Título: Casal da 'época da compulsória' faz 50 anos de união
Autor: Ricardo Westin
Fonte: O Estado de São Paulo, 15/08/2005, Vida&, p. A13

JUNTOS NA DOENÇA: Quando Santinha procurava a mãe e, joelhos esfolados pelas travessuras de criança, dizia não sentir dor, via o mesmo gesto. "Ela coçava a cabeça. Aprendi que significava que ela estava diante de um grande problema", conta a mineira de 69 anos, internada pela primeira vez há 53, na "época da compulsória". Diante da doença da filha, a mãe fugiu. "Ela me largou lá em casa, sem comida, sem água", recorda Maria Conceição dos Santos, a Santinha, que teve as pernas amputadas e dedos das mãos mutilados.

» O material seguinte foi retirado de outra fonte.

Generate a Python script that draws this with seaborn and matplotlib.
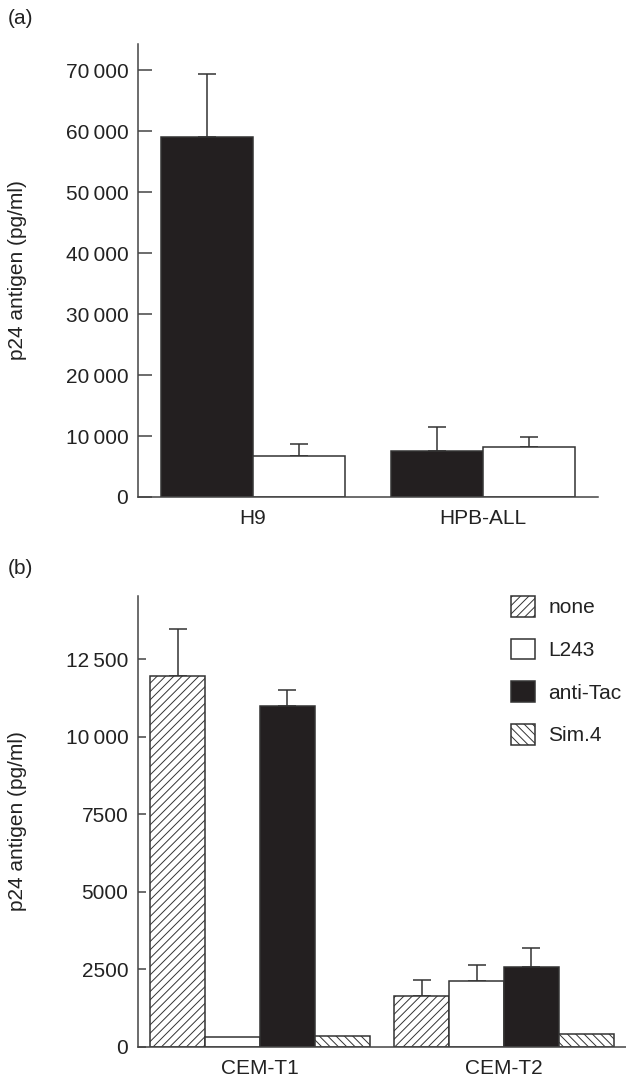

Ela vive no Hospital Estadual Tavares Macedo, em Itaboraí (RJ), um dos 30 hospitais colônias de ex-doentes de hanseníase.

O preconceito, segundo ela, impede que pacientes saiam até hoje. "Somos como mortos-vivos. Ninguém quer chegar perto, dar emprego. Pura ignorância", desabafa.

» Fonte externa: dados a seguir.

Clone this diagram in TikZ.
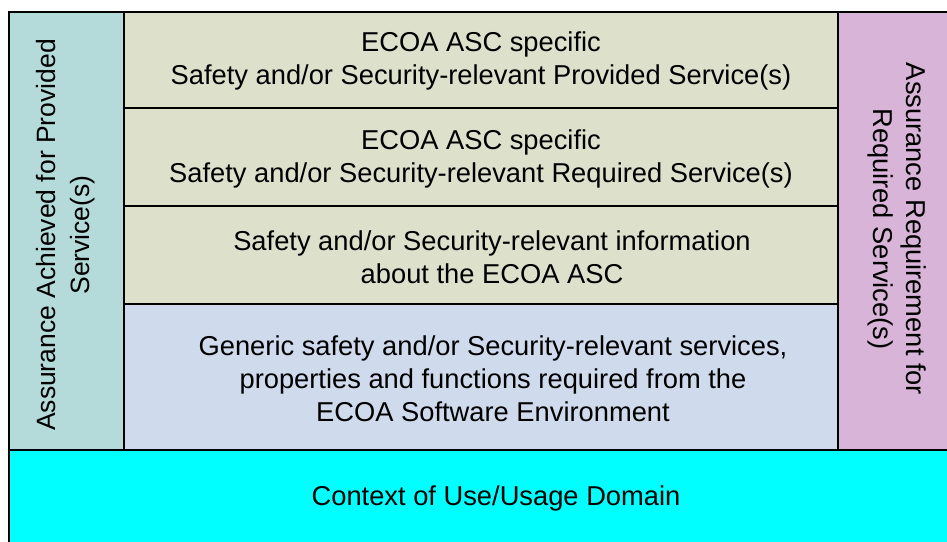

Internada aos 16, em Ubá (MG), casou-se com outro interno. Ela e Ataíde de Souza, de 73 anos, estão prestes a completar 50 anos de casados. Se no passado Ataíde deixou tudo para seguir com Santinha para o Tavares Macedo, para amputar uma perna, há três meses foi ela que deixou uma casa da colônia para morar num cômodo ao lado da enfermaria, onde o marido está internado, com problemas renais.

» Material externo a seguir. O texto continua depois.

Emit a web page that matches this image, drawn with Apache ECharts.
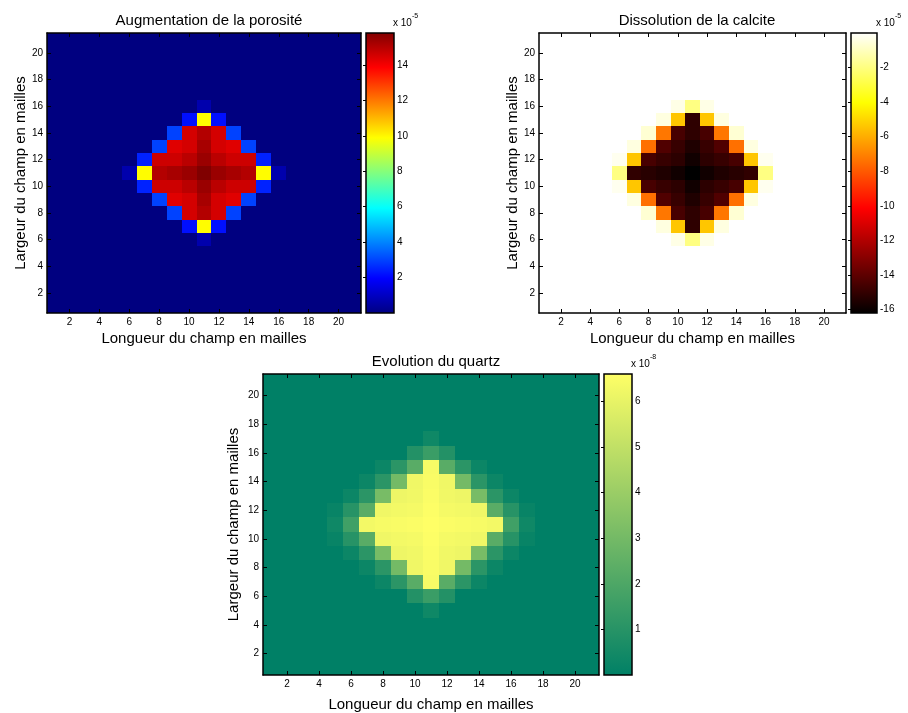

Nas paredes do pequeno cômodo, há fotografias do filho e do neto. "Vêm nos visitar uma vez por mês, pois moram longe", justifica ela.

A família poderia ser maior, mas duas filhas morreram após ser tiradas de Santinha. "Disseram que elas morreram. Meu filho acha que foram dadas para outras pessoas", conta.